Sawyer, you pitched an idea and it was rejected. Get over it!

And as for reducing the number of "publication" dates that you put in on this blog? Follow those "more lucrative" dreams and heed the calls of the capitalism that ooze from your stoic pores. Give the blogosphere to people to write like they actually care.

Dev - Former Reader

May 9, 2013 | Unregistered CommenterDevin Buckleye

Devin:

"Weepy pablum written by middle-aged failures"? It's easy to criticize and disparage others from the the anonymity of a computer screen. You are not the first nor, I am afraid, will you be the last critic with whom I shall have to deal. Despite what you may think, I am proud of what I have accomplished, including my ability to properly spell the word "acumen".

The McLaren video offered the opportunity to tell a story that encompassed a broader tale of the things that were happening at Lotus at the time. Perhaps it was too subtle? It certainly wasn't a "stroke-fest", as you so crassly state it. If this piece suffers from anything, it was, perhaps, a lack of time in editing that might have softened the tone just a bit. However, that is all to which I will admit.

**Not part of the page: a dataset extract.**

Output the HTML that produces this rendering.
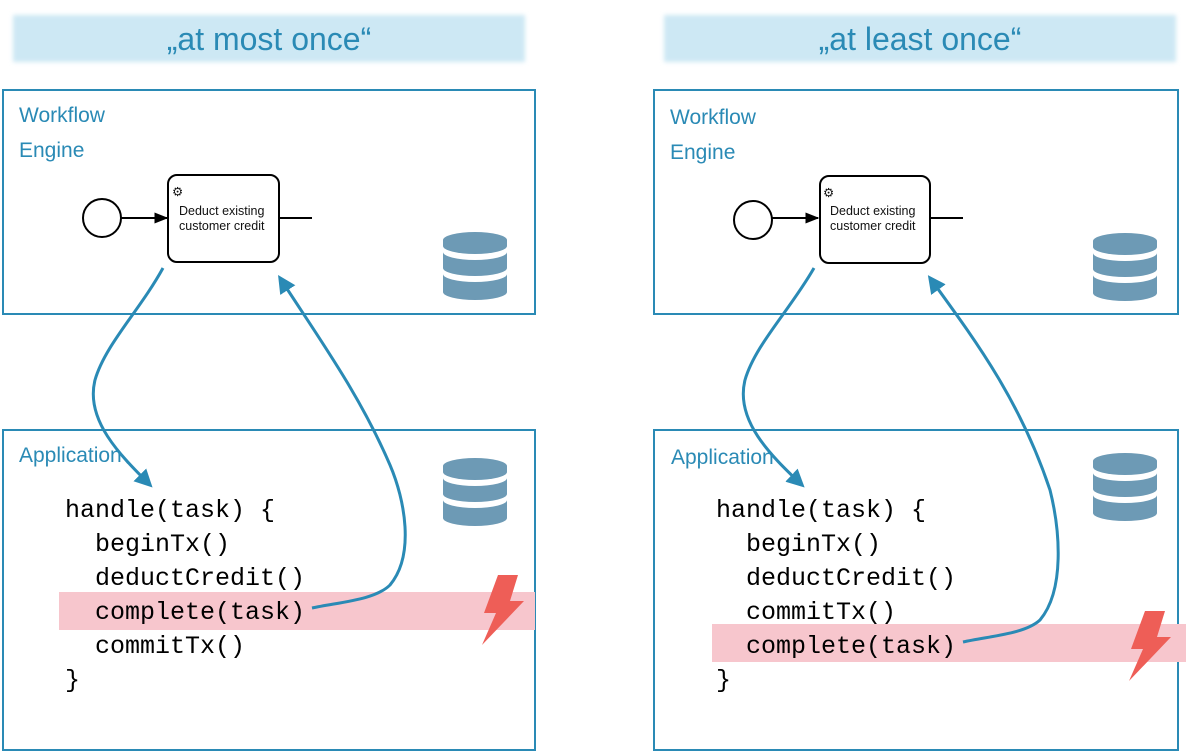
<!DOCTYPE html>
<html><head><style>
html,body{margin:0;padding:0;background:#fff;}
svg{display:block;}
.h{font-family:"Liberation Sans",sans-serif;fill:#2a8ab5;}
.c{font-family:"Liberation Mono",monospace;font-size:25px;fill:#000;}
.t{font-family:"Liberation Sans",sans-serif;font-size:12.5px;fill:#111;}
</style></head><body>
<svg width="1190" height="752" viewBox="0 0 1190 752" xmlns="http://www.w3.org/2000/svg">
<defs>
<filter id="bl"><feGaussianBlur stdDeviation="2"/></filter>
<marker id="ar" viewBox="0 0 10 10" refX="8" refY="5" markerWidth="6" markerHeight="6" orient="auto"><path d="M0,0 L10,5 L0,10 z" fill="#2a8ab5"/></marker>
<marker id="bk" viewBox="0 0 10 10" refX="9" refY="5" markerWidth="7" markerHeight="7" orient="auto"><path d="M0,1 L10,5 L0,9 z" fill="#000"/></marker>
<g id="db">
<path d="M0,8 A32,8 0 0 1 64,8 L64,14 A32,8 0 0 1 0,14 Z" fill="#6d9ab5"/>
<path d="M0,20 A32,8 0 0 0 64,20 L64,36 A32,8 0 0 1 0,36 Z" fill="#6d9ab5"/>
<path d="M0,42 A32,8 0 0 0 64,42 L64,60 A32,8 0 0 1 0,60 Z" fill="#6d9ab5"/>
</g>
<g id="bolt"><path d="M16,0 L36,0 L28,26 L42,26 L0,70 L14,38 L2,38 Z" fill="#ee5e57"/></g>
</defs>

<rect x="13" y="15" width="512" height="47" fill="#cde8f4" filter="url(#bl)"/>
<rect x="664" y="15" width="512" height="47" fill="#cde8f4" filter="url(#bl)"/>
<text class="h" x="269" y="50" font-size="32" text-anchor="middle">„at most once“</text>
<text class="h" x="920" y="50" font-size="32" text-anchor="middle">„at least once“</text>

<!-- LEFT -->
<rect x="3" y="90" width="532" height="224" fill="none" stroke="#2a8ab5" stroke-width="2"/>
<text class="h" x="19" y="122" font-size="21">Workflow</text>
<text class="h" x="19" y="157" font-size="21">Engine</text>
<circle cx="102" cy="218" r="19" fill="#fff" stroke="#000" stroke-width="2"/>
<line x1="121" y1="218" x2="167" y2="218" stroke="#000" stroke-width="2" marker-end="url(#bk)"/>
<rect x="168" y="175" width="111" height="87" rx="9" fill="#fff" stroke="#000" stroke-width="2"/>
<text class="t" x="172" y="196" font-size="19">⚙</text>
<text class="t" x="179" y="215">Deduct existing</text>
<text class="t" x="179" y="230">customer credit</text>
<line x1="279" y1="218" x2="312" y2="218" stroke="#000" stroke-width="2"/>
<use href="#db" x="443" y="232"/>

<rect x="3" y="430" width="532" height="320" fill="none" stroke="#2a8ab5" stroke-width="2"/>
<rect x="59" y="592" width="476" height="38" fill="#f7c6cd"/>
<text class="h" x="19" y="462" font-size="21">Application</text>
<use href="#db" x="443" y="458"/>
<use href="#bolt" x="482" y="575"/>
<text class="c" x="65" y="517">handle(task) {</text>
<text class="c" x="95" y="551">beginTx()</text>
<text class="c" x="95" y="585">deductCredit()</text>
<text class="c" x="95" y="619">complete(task)</text>
<text class="c" x="95" y="653">commitTx()</text>
<text class="c" x="65" y="687">}</text>
<path d="M163,268 C140,310 105,345 95,380 C85,420 120,455 150,485" fill="none" stroke="#2a8ab5" stroke-width="3" marker-end="url(#ar)"/>
<path d="M312,608 C340,602 375,600 390,585 C415,555 405,500 390,465 C360,395 320,340 280,278" fill="none" stroke="#2a8ab5" stroke-width="3" marker-end="url(#ar)"/>

<!-- RIGHT -->
<rect x="654" y="90" width="524" height="224" fill="none" stroke="#2a8ab5" stroke-width="2"/>
<text class="h" x="670" y="124" font-size="21">Workflow</text>
<text class="h" x="670" y="159" font-size="21">Engine</text>
<circle cx="753" cy="220" r="19" fill="#fff" stroke="#000" stroke-width="2"/>
<line x1="772" y1="218" x2="818" y2="218" stroke="#000" stroke-width="2" marker-end="url(#bk)"/>
<rect x="820" y="176" width="110" height="87" rx="9" fill="#fff" stroke="#000" stroke-width="2"/>
<text class="t" x="823" y="197" font-size="19">⚙</text>
<text class="t" x="830" y="215">Deduct existing</text>
<text class="t" x="830" y="230">customer credit</text>
<line x1="930" y1="218" x2="963" y2="218" stroke="#000" stroke-width="2"/>
<use href="#db" x="1093" y="233"/>

<rect x="654" y="430" width="524" height="320" fill="none" stroke="#2a8ab5" stroke-width="2"/>
<rect x="712" y="624" width="474" height="38" fill="#f7c6cd"/>
<text class="h" x="671" y="464" font-size="21">Application</text>
<use href="#db" x="1093" y="453"/>
<use href="#bolt" x="1129" y="611"/>
<text class="c" x="716" y="517">handle(task) {</text>
<text class="c" x="746" y="551">beginTx()</text>
<text class="c" x="746" y="585">deductCredit()</text>
<text class="c" x="746" y="619">commitTx()</text>
<text class="c" x="746" y="653">complete(task)</text>
<text class="c" x="716" y="687">}</text>
<path d="M814,268 C790,310 755,345 745,380 C735,420 770,455 802,485" fill="none" stroke="#2a8ab5" stroke-width="3" marker-end="url(#ar)"/>
<path d="M963,642 C990,636 1025,634 1040,620 C1065,590 1060,530 1050,490 C1020,400 975,340 930,278" fill="none" stroke="#2a8ab5" stroke-width="3" marker-end="url(#ar)"/>
</svg>
</body></html>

As for the comment on the company that employed me at the time being being "a tier-three agency", I can only say that we were called upon to do things the larger agencies could not, and employed a number of extremely bright and creative people. From running Ford's motorsport PR and marketing; launching vehicles; redirecting the focus of the Visteon launch; acting as integral partners in the design, development and engineering of the Mazdaspeed Miata, etc., that little agency had more firepower than many of its (much) larger competitors. In denigrating me, you disparage the work of those involved in these and other projects; many of whom were later hired by the companies involved and rose through the ranks. Say what you will about me, but to them you owe a sincere apology.

Nevertheless I am sorry to see that this single, small item has driven you from the ranks of readers.